◆ INSTRUCTIONS FOR THE TASK: Reproduce word for word the lines from the beginning of the entries to the line with "width=211pt] (fp1) at", both included, but none of the pictures.

◆ SUPPLIED ENTRIES:

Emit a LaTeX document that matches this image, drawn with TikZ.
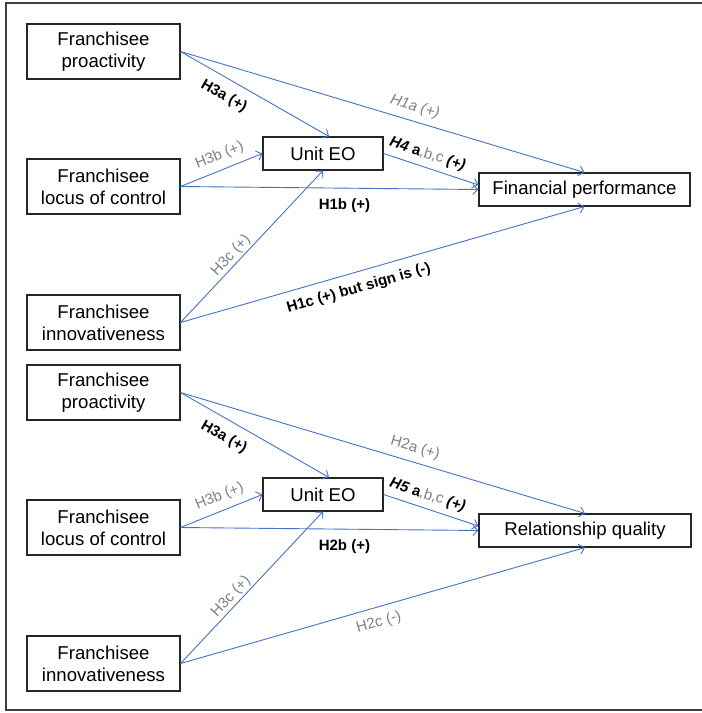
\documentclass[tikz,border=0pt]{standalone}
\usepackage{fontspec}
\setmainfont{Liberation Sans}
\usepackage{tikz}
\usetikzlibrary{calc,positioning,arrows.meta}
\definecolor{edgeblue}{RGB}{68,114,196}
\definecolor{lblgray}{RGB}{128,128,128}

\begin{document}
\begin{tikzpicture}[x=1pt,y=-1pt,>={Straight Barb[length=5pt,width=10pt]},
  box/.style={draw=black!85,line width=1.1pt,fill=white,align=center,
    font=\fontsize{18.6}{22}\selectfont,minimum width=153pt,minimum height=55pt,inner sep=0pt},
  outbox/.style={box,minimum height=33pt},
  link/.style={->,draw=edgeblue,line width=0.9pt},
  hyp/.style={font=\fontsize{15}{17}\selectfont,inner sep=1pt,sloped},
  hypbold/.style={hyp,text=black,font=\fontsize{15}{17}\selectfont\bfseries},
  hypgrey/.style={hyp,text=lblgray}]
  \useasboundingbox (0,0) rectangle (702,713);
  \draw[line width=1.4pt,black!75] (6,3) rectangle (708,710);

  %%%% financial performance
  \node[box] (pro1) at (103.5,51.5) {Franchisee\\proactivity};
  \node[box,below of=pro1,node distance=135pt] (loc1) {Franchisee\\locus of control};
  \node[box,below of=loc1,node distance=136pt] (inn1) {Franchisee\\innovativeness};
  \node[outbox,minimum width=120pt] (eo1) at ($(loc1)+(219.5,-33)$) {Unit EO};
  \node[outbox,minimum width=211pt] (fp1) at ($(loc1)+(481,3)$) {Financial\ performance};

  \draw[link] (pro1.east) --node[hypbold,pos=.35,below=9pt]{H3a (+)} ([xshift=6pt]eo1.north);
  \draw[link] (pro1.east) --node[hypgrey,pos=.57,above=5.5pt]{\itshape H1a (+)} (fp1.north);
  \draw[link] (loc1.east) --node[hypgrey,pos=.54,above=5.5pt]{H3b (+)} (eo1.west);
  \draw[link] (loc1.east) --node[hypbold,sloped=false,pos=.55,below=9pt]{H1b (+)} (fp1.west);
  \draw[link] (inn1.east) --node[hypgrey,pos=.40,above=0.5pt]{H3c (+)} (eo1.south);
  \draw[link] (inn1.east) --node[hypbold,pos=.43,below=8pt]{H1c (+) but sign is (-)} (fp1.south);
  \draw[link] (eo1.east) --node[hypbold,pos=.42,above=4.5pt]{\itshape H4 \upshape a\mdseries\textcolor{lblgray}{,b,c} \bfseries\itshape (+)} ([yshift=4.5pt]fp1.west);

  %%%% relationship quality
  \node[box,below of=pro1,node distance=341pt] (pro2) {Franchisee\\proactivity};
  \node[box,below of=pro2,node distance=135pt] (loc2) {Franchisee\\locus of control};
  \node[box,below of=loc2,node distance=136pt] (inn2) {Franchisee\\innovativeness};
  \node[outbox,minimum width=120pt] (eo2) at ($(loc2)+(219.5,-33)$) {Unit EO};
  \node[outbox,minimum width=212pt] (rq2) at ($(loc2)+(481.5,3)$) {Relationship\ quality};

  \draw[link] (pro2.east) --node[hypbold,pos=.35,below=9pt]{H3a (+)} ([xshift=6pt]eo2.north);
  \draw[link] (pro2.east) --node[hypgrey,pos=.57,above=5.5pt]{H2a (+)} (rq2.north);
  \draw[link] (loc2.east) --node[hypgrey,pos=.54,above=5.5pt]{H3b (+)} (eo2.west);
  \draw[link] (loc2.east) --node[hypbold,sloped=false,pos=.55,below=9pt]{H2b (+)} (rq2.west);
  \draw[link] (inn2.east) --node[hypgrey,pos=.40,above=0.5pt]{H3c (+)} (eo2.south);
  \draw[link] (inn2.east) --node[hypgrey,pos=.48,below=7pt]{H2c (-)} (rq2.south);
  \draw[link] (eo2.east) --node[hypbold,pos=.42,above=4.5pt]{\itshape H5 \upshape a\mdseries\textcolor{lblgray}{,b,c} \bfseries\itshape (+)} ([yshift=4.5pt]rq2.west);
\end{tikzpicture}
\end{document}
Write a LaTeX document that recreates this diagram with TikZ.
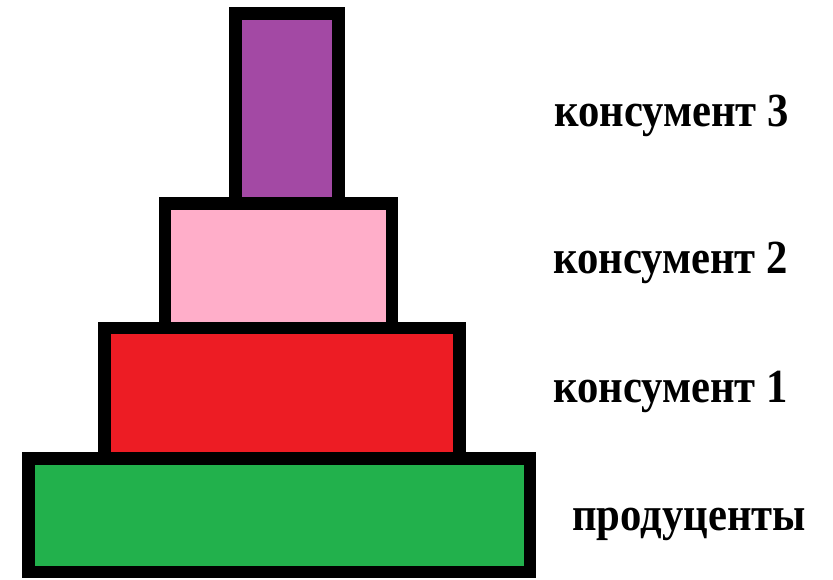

◆ SOLUTION:
Emit a LaTeX document that matches this image, drawn with TikZ.
\documentclass[tikz,border=0pt]{standalone}
\usepackage{fontspec}
\setmainfont{Liberation Sans}
\usepackage{tikz}
\usetikzlibrary{calc,positioning,arrows.meta}
\definecolor{edgeblue}{RGB}{68,114,196}
\definecolor{lblgray}{RGB}{128,128,128}

\begin{document}
\begin{tikzpicture}[x=1pt,y=-1pt,>={Straight Barb[length=5pt,width=10pt]},
  box/.style={draw=black!85,line width=1.1pt,fill=white,align=center,
    font=\fontsize{18.6}{22}\selectfont,minimum width=153pt,minimum height=55pt,inner sep=0pt},
  outbox/.style={box,minimum height=33pt},
  link/.style={->,draw=edgeblue,line width=0.9pt},
  hyp/.style={font=\fontsize{15}{17}\selectfont,inner sep=1pt,sloped},
  hypbold/.style={hyp,text=black,font=\fontsize{15}{17}\selectfont\bfseries},
  hypgrey/.style={hyp,text=lblgray}]
  \useasboundingbox (0,0) rectangle (702,713);
  \draw[line width=1.4pt,black!75] (6,3) rectangle (708,710);

  %%%% financial performance
  \node[box] (pro1) at (103.5,51.5) {Franchisee\\proactivity};
  \node[box,below of=pro1,node distance=135pt] (loc1) {Franchisee\\locus of control};
  \node[box,below of=loc1,node distance=136pt] (inn1) {Franchisee\\innovativeness};
  \node[outbox,minimum width=120pt] (eo1) at ($(loc1)+(219.5,-33)$) {Unit EO};
  \node[outbox,minimum width=211pt] (fp1) at ($(loc1)+(481,3)$) {Financial\ performance};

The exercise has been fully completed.